* Start DATASET EXTRACT *
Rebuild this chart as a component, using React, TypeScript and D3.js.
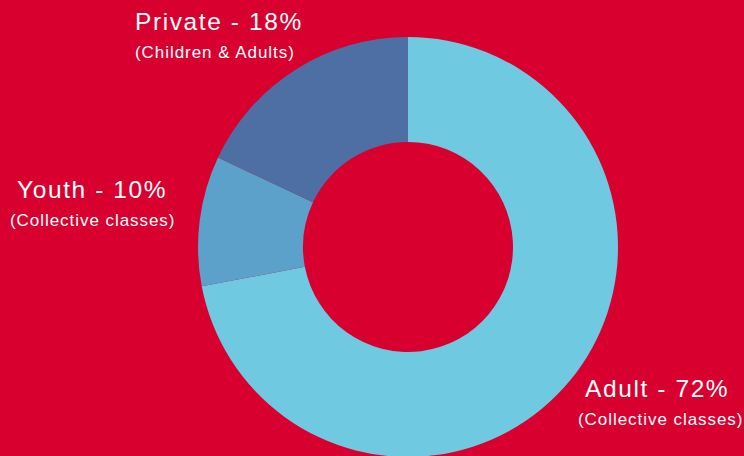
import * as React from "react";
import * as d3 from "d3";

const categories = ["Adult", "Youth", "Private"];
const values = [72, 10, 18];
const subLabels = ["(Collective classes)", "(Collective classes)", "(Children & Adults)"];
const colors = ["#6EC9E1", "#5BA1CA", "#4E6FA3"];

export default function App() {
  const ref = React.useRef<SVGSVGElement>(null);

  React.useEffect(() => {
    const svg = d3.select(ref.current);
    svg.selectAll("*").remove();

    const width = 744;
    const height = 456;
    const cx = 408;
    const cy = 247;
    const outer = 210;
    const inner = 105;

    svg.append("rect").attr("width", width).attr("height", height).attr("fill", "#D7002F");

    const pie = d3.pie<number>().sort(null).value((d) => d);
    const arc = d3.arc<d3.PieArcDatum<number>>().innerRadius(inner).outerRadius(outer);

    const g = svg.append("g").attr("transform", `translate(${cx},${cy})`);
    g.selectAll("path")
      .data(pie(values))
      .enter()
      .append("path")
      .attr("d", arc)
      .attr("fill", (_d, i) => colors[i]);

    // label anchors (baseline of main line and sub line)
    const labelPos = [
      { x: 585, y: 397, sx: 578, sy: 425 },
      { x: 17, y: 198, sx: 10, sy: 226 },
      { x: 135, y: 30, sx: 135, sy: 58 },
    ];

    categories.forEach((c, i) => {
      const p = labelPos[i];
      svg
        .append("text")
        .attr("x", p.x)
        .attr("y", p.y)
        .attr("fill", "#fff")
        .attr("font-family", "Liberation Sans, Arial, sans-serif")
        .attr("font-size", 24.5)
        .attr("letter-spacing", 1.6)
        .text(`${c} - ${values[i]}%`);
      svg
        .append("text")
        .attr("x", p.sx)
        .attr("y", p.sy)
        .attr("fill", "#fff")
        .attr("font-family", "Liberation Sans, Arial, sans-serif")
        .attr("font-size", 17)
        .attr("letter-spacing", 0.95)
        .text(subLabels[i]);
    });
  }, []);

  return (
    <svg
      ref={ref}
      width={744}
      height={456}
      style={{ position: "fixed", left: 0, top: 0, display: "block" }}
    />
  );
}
* End DATASET EXTRACT *
* [DIRECTION]:
Omit the pictures and give the material again, exactly and in full.

* [FINAL ANSWER]:
Rebuild this chart as a component, using React, TypeScript and D3.js.
import * as React from "react";
import * as d3 from "d3";

const categories = ["Adult", "Youth", "Private"];
const values = [72, 10, 18];
const subLabels = ["(Collective classes)", "(Collective classes)", "(Children & Adults)"];
const colors = ["#6EC9E1", "#5BA1CA", "#4E6FA3"];

export default function App() {
  const ref = React.useRef<SVGSVGElement>(null);

  React.useEffect(() => {
    const svg = d3.select(ref.current);
    svg.selectAll("*").remove();

    const width = 744;
    const height = 456;
    const cx = 408;
    const cy = 247;
    const outer = 210;
    const inner = 105;

    svg.append("rect").attr("width", width).attr("height", height).attr("fill", "#D7002F");

    const pie = d3.pie<number>().sort(null).value((d) => d);
    const arc = d3.arc<d3.PieArcDatum<number>>().innerRadius(inner).outerRadius(outer);

    const g = svg.append("g").attr("transform", `translate(${cx},${cy})`);
    g.selectAll("path")
      .data(pie(values))
      .enter()
      .append("path")
      .attr("d", arc)
      .attr("fill", (_d, i) => colors[i]);

    // label anchors (baseline of main line and sub line)
    const labelPos = [
      { x: 585, y: 397, sx: 578, sy: 425 },
      { x: 17, y: 198, sx: 10, sy: 226 },
      { x: 135, y: 30, sx: 135, sy: 58 },
    ];

    categories.forEach((c, i) => {
      const p = labelPos[i];
      svg
        .append("text")
        .attr("x", p.x)
        .attr("y", p.y)
        .attr("fill", "#fff")
        .attr("font-family", "Liberation Sans, Arial, sans-serif")
        .attr("font-size", 24.5)
        .attr("letter-spacing", 1.6)
        .text(`${c} - ${values[i]}%`);
      svg
        .append("text")
        .attr("x", p.sx)
        .attr("y", p.sy)
        .attr("fill", "#fff")
        .attr("font-family", "Liberation Sans, Arial, sans-serif")
        .attr("font-size", 17)
        .attr("letter-spacing", 0.95)
        .text(subLabels[i]);
    });
  }, []);

  return (
    <svg
      ref={ref}
      width={744}
      height={456}
      style={{ position: "fixed", left: 0, top: 0, display: "block" }}
    />
  );
}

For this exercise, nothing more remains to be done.